The house may have the western shack-sounding title of “place” but the representation of space, through words such as “wide-spreading” and “spacious” as well as the representation of climate, “sun-kissed”, “wide cool veranda” and “grape arbors”, create the impression of an idyll beyond the dreams of Europeans (in the same way that Fitzgerald describes “pale” Europeans, as a negative comparison to the athletic and tanned Americans in The Great Gatsby). The description of the Californian ideal, in geography, property and lifestyle clearly echoes the post-frontier concept of manifest destiny in that American superiority has been gifted as reward for goodness, godliness and exertion.

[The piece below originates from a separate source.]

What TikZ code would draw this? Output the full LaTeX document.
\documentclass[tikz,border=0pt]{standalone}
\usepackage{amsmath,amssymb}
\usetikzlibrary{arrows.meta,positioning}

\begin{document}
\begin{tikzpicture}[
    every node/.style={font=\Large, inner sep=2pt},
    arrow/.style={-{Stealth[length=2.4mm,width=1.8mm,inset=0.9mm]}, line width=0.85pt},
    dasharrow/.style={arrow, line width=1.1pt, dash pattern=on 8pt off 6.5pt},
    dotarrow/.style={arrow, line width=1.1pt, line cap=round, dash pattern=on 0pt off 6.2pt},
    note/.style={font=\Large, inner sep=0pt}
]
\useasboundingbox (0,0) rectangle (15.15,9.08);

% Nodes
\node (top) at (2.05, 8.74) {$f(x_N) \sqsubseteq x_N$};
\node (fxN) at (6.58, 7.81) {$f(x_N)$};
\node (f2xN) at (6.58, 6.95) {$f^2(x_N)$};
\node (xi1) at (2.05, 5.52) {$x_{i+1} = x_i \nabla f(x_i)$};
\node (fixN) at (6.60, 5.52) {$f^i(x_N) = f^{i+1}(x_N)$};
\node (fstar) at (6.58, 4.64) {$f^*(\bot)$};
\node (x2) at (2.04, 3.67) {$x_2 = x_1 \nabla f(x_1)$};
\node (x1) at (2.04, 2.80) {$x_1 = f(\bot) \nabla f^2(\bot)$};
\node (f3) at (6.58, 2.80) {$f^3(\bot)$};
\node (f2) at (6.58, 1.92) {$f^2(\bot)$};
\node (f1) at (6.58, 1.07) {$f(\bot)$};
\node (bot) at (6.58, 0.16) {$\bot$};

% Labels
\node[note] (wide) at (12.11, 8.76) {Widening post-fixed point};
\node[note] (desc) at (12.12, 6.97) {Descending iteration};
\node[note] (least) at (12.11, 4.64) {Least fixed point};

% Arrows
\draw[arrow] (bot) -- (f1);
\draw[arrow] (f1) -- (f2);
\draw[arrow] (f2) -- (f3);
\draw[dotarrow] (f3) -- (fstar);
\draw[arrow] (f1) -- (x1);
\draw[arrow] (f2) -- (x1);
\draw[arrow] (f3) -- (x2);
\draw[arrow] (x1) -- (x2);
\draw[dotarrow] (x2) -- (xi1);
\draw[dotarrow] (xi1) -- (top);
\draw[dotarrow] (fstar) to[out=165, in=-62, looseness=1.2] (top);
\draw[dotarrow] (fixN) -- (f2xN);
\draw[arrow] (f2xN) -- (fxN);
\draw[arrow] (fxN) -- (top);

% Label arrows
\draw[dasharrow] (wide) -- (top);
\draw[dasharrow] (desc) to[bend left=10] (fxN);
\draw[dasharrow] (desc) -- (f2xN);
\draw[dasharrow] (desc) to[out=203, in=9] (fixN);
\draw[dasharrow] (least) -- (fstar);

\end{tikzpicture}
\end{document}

As mentioned before the opening paragraph hints at the later loss of this Edenic paradise. Interestingly, through, the use of a dog as the protagonist and the description of gold as “yellow metal” (what use has a dog for money?), re-frame The American Dream. This cannot be the pursuit of wealth. Buck has, however, not earned his happiness (hence the use of negative descriptors such as “sated” and “egotistical” which are offset by the semi-religious phrase that he had “saved himself” through the pursuit of “outdoor delights”. Again the construction of character is through action and it seems likely that Buck will be put through a narrative which tests his character through adversity, another religious allusion (Job, Jonah, Moses and Jesus are all similarly tested in a recurring biblical theme).
Interpreting the text this way The American Dream needs to be the pursuit and achievement of happiness after overcoming adversity. Inheriting wealth is not enough and carries the charge of being “pampered”. This makes the individual aware of their fortunate state (similar to the Greek philosopher Epicurus’ dictates on happiness). The test is not voluntary (the word “dragged” is violently disruptive) but in this way the extract seems to modify the concept of The American Dream. One of California’s early monikers was “The Cornucopia of the World” in which life was “better and richer and fuller” (James Truslow Adams’ description of “the American dream” which he coined in his 1931 novel The Epic of America). It seems that London wishes to complicate that vision. For very different reasons Steinbeck’s California (in both The Grapes of Wrath and Of Mice and Men) is not the promised land (quite literally with all the Exodus allusions in the former novel) and proves to be just as class-bound as the old world.
Another way of reading the extract would be through the lens of American Romanticism, especially with reference to Kate Chopin’s work. Not only is the reader presented, in the novel The Awakening, with a protagonist who leaves a world of comfort for the chance to live freely but the short story Emancipation: A Fable clearly outlines how freedom is preferable to comfort. The list of material verb processes in this tiny story, “seeking, finding, joying and suffering”, are similar to Buck’s activities at the opening of London’s novel.